# Stupid De-Winterization Question About The Water Heater



## atomlinson (Jun 25, 2012)

I hate to ask a stupid question, but I just want to make sure to get it right. I had the dealer winterize my 280RS while they were doing some warranty work back in the fall. When I picked it up, I had every intention on asking the service tech this question, but totally slipped my mind. I'm heading to camp this weekend to de-winterize, and am curious what valve or valves will need to be turned on the water heater to take it off bypass? Is it just one valve or multiple valves? I know the other basics (I think), just want to make sure the correct valves get turned on the water heater to put in normal mode. Thanks in advance!


----------



## atomlinson (Jun 25, 2012)

I guess I should have used the search option BEFORE posting this. According to previous similar topics, there's only one valve I'll have to turn in order to take it off bypass. Please let me know if I'm wrong. My anode rod is still out, so I guess if water starts coming out of my water heater, I've turned the correct valve.


----------



## therink (May 13, 2010)

atomlinson said:


> I guess I should have used the search option BEFORE posting this. According to previous similar topics, there's only one valve I'll have to turn in order to take it off bypass.
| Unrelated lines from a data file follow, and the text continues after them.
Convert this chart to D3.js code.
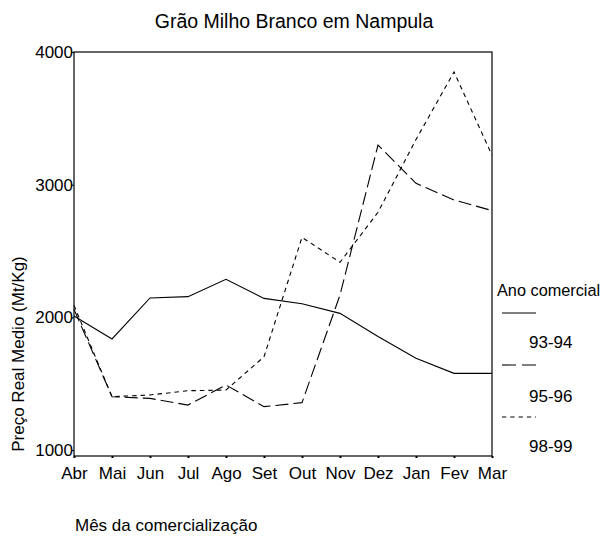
<!DOCTYPE html>
<html><head><meta charset="utf-8">
<script src="https://cdn.jsdelivr.net/npm/d3@7"></script>
<style>body{margin:0;background:#fff}svg{display:block}text{font-family:"Liberation Sans",Arial,sans-serif;fill:#000}</style>
</head><body><svg id="c" width="603" height="539"></svg>
<script>
const months = ["Abr","Mai","Jun","Jul","Ago","Set","Out","Nov","Dez","Jan","Fev","Mar"];
const yTicks = [1000, 2000, 3000, 4000];
const seriesNames = ["93-94", "95-96", "98-99"];
const s9394 = [2010, 1837, 2146, 2156, 2287, 2143, 2103, 2030, 1856, 1691, 1578, 1578];
const s9596 = [2060, 1402, 1389, 1339, 1490, 1327, 1357, 2168, 3299, 3010, 2885, 2805];
const s9899 = [2090, 1402, 1415, 1447, 1452, 1703, 2603, 2415, 2792, 3340, 3850, 3222];
const dashes = [null, "13,5", "4.5,4"];
const legendDashes = [null, "14,6", "4.3,4"];

const svg = d3.select("#c");
const L = 74, R = 492, T = 52, B = 456;
const x = d3.scalePoint().domain(months).range([L, R]);
const y = d3.scaleLinear().domain([955, 4000]).range([B, T]);
const FS = "17px";

svg.append("text").attr("x", 294).attr("y", 28).attr("text-anchor", "middle")
  .style("font-size", "19.5px").text("Grão Milho Branco em Nampula");

// frame
svg.append("rect").attr("x", L).attr("y", T).attr("width", R - L).attr("height", B - T)
  .attr("fill", "none").attr("stroke", "#000").attr("stroke-width", 1.2);

const xa = svg.append("g").attr("transform", `translate(0,${B})`)
  .call(d3.axisBottom(x).tickSize(2).tickPadding(9));
xa.select(".domain").remove();
xa.selectAll("text").style("font-size", FS).style("font-family", "Liberation Sans, Arial, sans-serif").attr("fill", "#000");
xa.selectAll("line").attr("stroke", "#000").attr("stroke-width", 2);

const ya = svg.append("g").attr("transform", `translate(${L},0)`)
  .call(d3.axisLeft(y).tickValues(yTicks).tickSize(2).tickPadding(-1).tickFormat(d3.format("d")));
ya.select(".domain").remove();
ya.selectAll("text").style("font-size", FS).style("font-family", "Liberation Sans, Arial, sans-serif").attr("fill", "#000");
ya.selectAll("line").attr("stroke", "#000");

svg.append("text").attr("transform", "translate(24,354) rotate(-90)").attr("text-anchor", "middle")
  .style("font-size", FS).text("Preço Real Medio (Mt/Kg)");
svg.append("text").attr("x", 75).attr("y", 531).style("font-size", FS).text("Mês da comercialização");

const line = d3.line().x((d, i) => x(months[i])).y(d => y(d));
[s9394, s9596, s9899].forEach((s, k) => {
  svg.append("path").datum(s).attr("d", line).attr("fill", "none").attr("stroke", "#000")
    .attr("stroke-width", 1.1).attr("stroke-dasharray", dashes[k]);
});

// legend
svg.append("text").attr("x", 497).attr("y", 296).style("font-size", "16.3px").text("Ano comercial");
const ly = [313, 365, 417], lt = [348, 402, 452];
seriesNames.forEach((n, k) => {
  svg.append("line").attr("x1", 502).attr("x2", 536).attr("y1", ly[k]).attr("y2", ly[k])
    .attr("stroke", "#000").attr("stroke-width", 1.1).attr("stroke-dasharray", legendDashes[k]);
  svg.append("text").attr("x", 529).attr("y", lt[k]).style("font-size", FS).text(n);
});
</script></body></html>
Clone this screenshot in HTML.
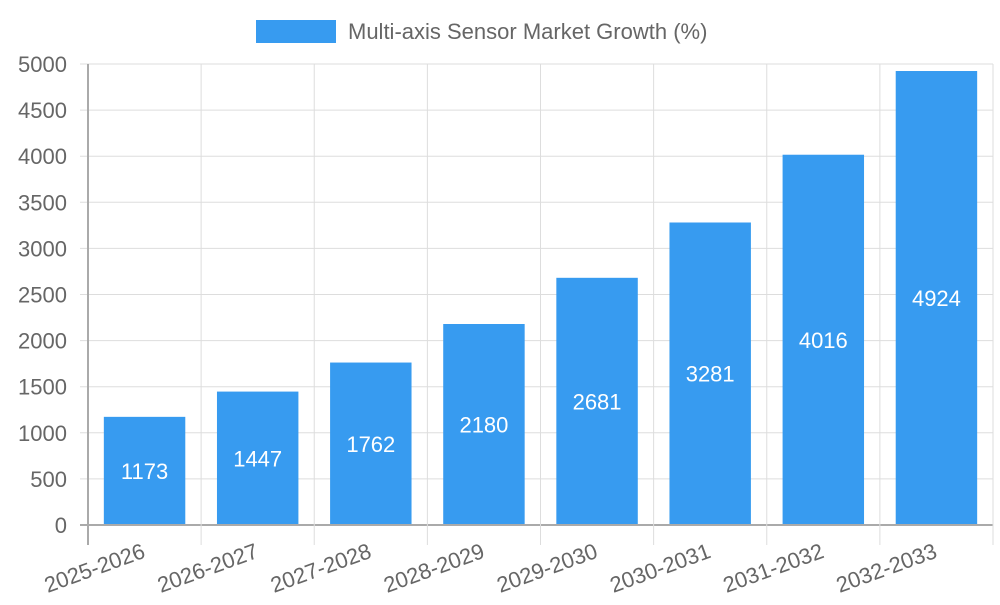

Please let me know if I'm wrong. My anode rod is still out, so I guess if water starts coming out of my water heater, I've turned the correct valve.


There should be 1 valve on backside of wh. Don't forget to clean anode rod and water heater drain port threads real well with a small wire brush before installing the rod. Also it is recommended that Teflon tape is used. I use plumbers putty and tape. 
Steve


----------



## atomlinson (Jun 25, 2012)

therink said:


> I guess I should have used the search option BEFORE posting this. According to previous similar topics, there's only one valve I'll have to turn in order to take it off bypass. Please let me know if I'm wrong. My anode rod is still out, so I guess if water starts coming out of my water heater, I've turned the correct valve.


There should be 1 valve on backside of wh. Don't forget to clean anode rod and water heater drain port threads real well with a small wire brush before installing the rod. Also it is recommended that Teflon tape is used. I use plumbers putty and tape. 
Steve
[/quote]
Will do, Steve. Thanks!


----------



## cdawrld (Jul 31, 2011)

Steve's advise is spot on. 
One more step I do is before installing the anode rod. I will run the water pump to fill the water tank. This will flush any sediment out the anode rod hole. Depending on how much your rod corroded you'll get some sediment out. Clean threads well.


----------



## atomlinson (Jun 25, 2012)

cdawrld said:


> Steve's advise is spot on.
> One more step I do is before installing the anode rod. I will run the water pump to fill the water tank. This will flush any sediment out the anode rod hole. Depending on how much your rod corroded you'll get some sediment out. Clean threads well.


Thanks. Planned on hooking up the city water and running water with the anode rod out after turning off the bypass to flush the water heater out.


----------